Olenjack geometry is jarring. The dining room stretches away from the bar, separated by a jagged partition topped with glass panels. The room doglegs around a corner, plunging deeper into the space. Interior trimmings are clean and chain-restaurant flat. Decor is designed for efficiency over style. Floors are covered with low-cropped, high-traffic carpet in a smoked salmon tint. Tablecloths and napkins pick up those tones and rust them up.
This was once a Flying Saucer Draft Emporium, Shannon Wynn's ode to microbrews and UFOs with a back bar lined with scores of alternating taps dispensing European and other boutique suds. It was gutted and refurbished. Thus this interior is strangely deliberate.
Out on the patio, shielded with zippered plastic and nursed by heaters, diners chew on antelope ribs.

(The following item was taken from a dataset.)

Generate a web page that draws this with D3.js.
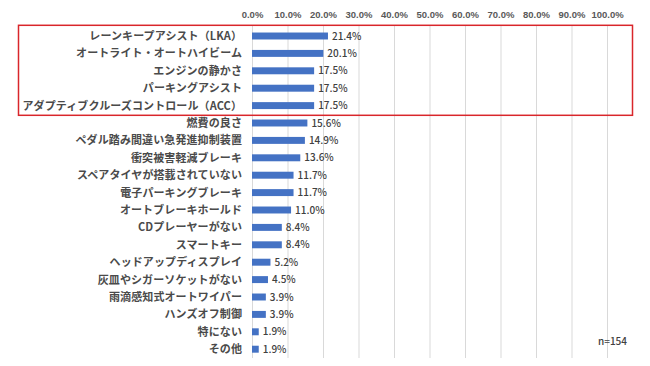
<!DOCTYPE html>
<html>
<head>
<meta charset="utf-8">
<script src="https://cdn.jsdelivr.net/npm/d3@7"></script>
<style>
  body { margin: 0; background: #fff; }
  svg { display: block; font-family: "Noto Sans CJK JP", "Noto Sans", sans-serif; }
</style>
</head>
<body>
<div id="chart"></div>
<script>
const categories = [
  'レーンキープアシスト（LKA）',
  'オートライト・オートハイビーム',
  'エンジンの静かさ',
  'パーキングアシスト',
  'アダプティブクルーズコントロール（ACC）',
  '燃費の良さ',
  'ペダル踏み間違い急発進抑制装置',
  '衝突被害軽減ブレーキ',
  'スペアタイヤが搭載されていない',
  '電子パーキングブレーキ',
  'オートブレーキホールド',
  'CDプレーヤーがない',
  'スマートキー',
  'ヘッドアップディスプレイ',
  '灰皿やシガーソケットがない',
  '雨滴感知式オートワイパー',
  'ハンズオフ制御',
  '特にない',
  'その他'
];
const values = [21.4, 20.1, 17.5, 17.5, 17.5, 15.6, 14.9, 13.6, 11.7, 11.7, 11.0, 8.4, 8.4, 5.2, 4.5, 3.9, 3.9, 1.9, 1.9];
const tickValues = [0, 10, 20, 30, 40, 50, 60, 70, 80, 90, 100];
const highlightCount = 5;
const sampleNote = 'n=154';

const width = 650;
const height = 366;

const svg = d3.select('#chart')
  .append('svg')
  .attr('width', width)
  .attr('height', height);

const x = d3.scaleLinear()
  .domain([0, 100])
  .range([252, 607]);

const y = d3.scaleBand()
  .domain(categories)
  .range([27.3, 357.9])
  .paddingInner(0.6)
  .paddingOuter(0.3);

// gridlines
svg.append('g')
  .selectAll('line')
  .data(tickValues)
  .join('line')
  .attr('x1', (d) => x(d) + 0.5)
  .attr('x2', (d) => x(d) + 0.5)
  .attr('y1', 25)
  .attr('y2', 358)
  .attr('stroke', '#d9d9d9')
  .attr('stroke-width', 1);

// top axis labels
const axis = svg.append('g')
  .attr('transform', 'translate(0,18)')
  .call(d3.axisTop(x).tickValues(tickValues).tickSize(0).tickPadding(0).tickFormat((d) => d.toFixed(1) + '%'));
axis.select('.domain').remove();
axis.selectAll('text')
  .attr('fill', '#595959')
  .attr('font-size', 9.5)
  .attr('font-weight', 600)
  .attr('dy', 0);

// bars
svg.append('g')
  .selectAll('rect')
  .data(values)
  .join('rect')
  .attr('x', x(0))
  .attr('y', (d, i) => y(categories[i]))
  .attr('width', (d) => x(d) - x(0))
  .attr('height', y.bandwidth())
  .attr('fill', '#4472c4');

// value labels
svg.append('g')
  .selectAll('text')
  .data(values)
  .join('text')
  .attr('x', (d) => x(d) + 4)
  .attr('y', (d, i) => y(categories[i]) + y.bandwidth() / 2)
  .attr('dy', '0.36em')
  .attr('font-size', 10)
  .attr('font-weight', 500)
  .attr('fill', '#404040')
  .text((d) => d.toFixed(1) + '%');

// category labels
svg.append('g')
  .selectAll('text')
  .data(categories)
  .join('text')
  .attr('x', 242)
  .attr('y', (d) => y(d) + y.bandwidth() / 2)
  .attr('dy', '0.36em')
  .attr('text-anchor', 'end')
  .attr('font-size', 11)
  .attr('font-weight', 700)
  .attr('letter-spacing', 0.1)
  .attr('fill', '#4a4a4a')
  .text((d) => d);

// highlight box around the top items
const boxTop = y(categories[0]) - (y.step() - y.bandwidth()) / 2 - 2;
const boxBottom = y(categories[highlightCount - 1]) + y.bandwidth() + (y.step() - y.bandwidth()) / 2 + 1;
svg.append('rect')
  .attr('x', 18.5)
  .attr('y', boxTop)
  .attr('width', 614)
  .attr('height', boxBottom - boxTop)
  .attr('fill', 'none')
  .attr('stroke', '#d9262b')
  .attr('stroke-width', 1.5);

svg.append('text')
  .attr('x', 627)
  .attr('y', 341)
  .attr('dy', '0.36em')
  .attr('text-anchor', 'end')
  .attr('font-size', 10)
  .attr('font-weight', 500)
  .attr('fill', '#404040')
  .text(sampleNote);
</script>
</body>
</html>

Blunt bone ends jut from perfectly carved rectangles of meat, glistening with jalapeño jelly among sprigs of cilantro for fringe. They're sticky sweet with a jerky chaw and fibrousness not unlike slow-cooked pot roast. A metal bowl, with sloping edges so that it's almost square, is for the bones.
That same kind of bowl nests Olenjack's greens, which you should order before you consider anything else. It's a mesh of greens batted in tomato vinaigrette with slices of grape tomato and chunks of candied pecan that calms even as it invigorates—the starter equivalent of Manzanilla sherry.
Such is the personal statement of Brian Olenjack, the New England Culinary Institute grad who has worked in Boston (seafood), Chicago (steak), and the Chisholm Club and Reata in Fort Worth as well as Patrizio's and Metro Grill in Dallas. His restaurant is in Arlington's Lincoln Square strip mall, down from Half Price books and an Electrique Boutique whose windows are loaded with mannequins in stilettos and garters and thongs of a variety not seen much outside of dancing poles.
Olenjack's objective was to create a dining space with chef-driven food that scoffs neither at sensibilities nor pocketbooks. Example: At lunch, Olenjack's serves a softshell crab sandwich, delicately crispy crab tucked in a croissant with bacon, tomato and mayo—Boston with a streak of Texas brash.
Pulled pork sandwich, pork shreds stuffed into a warm rich bun, drips a garishly dark house-made barbecue sauce that is as sweet as it is ribald, relentlessly stinging on the finish.
Crab cakes could probably vacate the swarm of menus they occupy and not be missed, even the good cakes, the ones not like a crab Twinkie. But Olenjack's are worth a taste. Salmon flecks are meshed with flaccid glassy tongues of crab with just a shadowy presence of filler, leaving the distinctive riches of crab and salmon; a thick ribbon of Creole mustard sauce shakes it up further.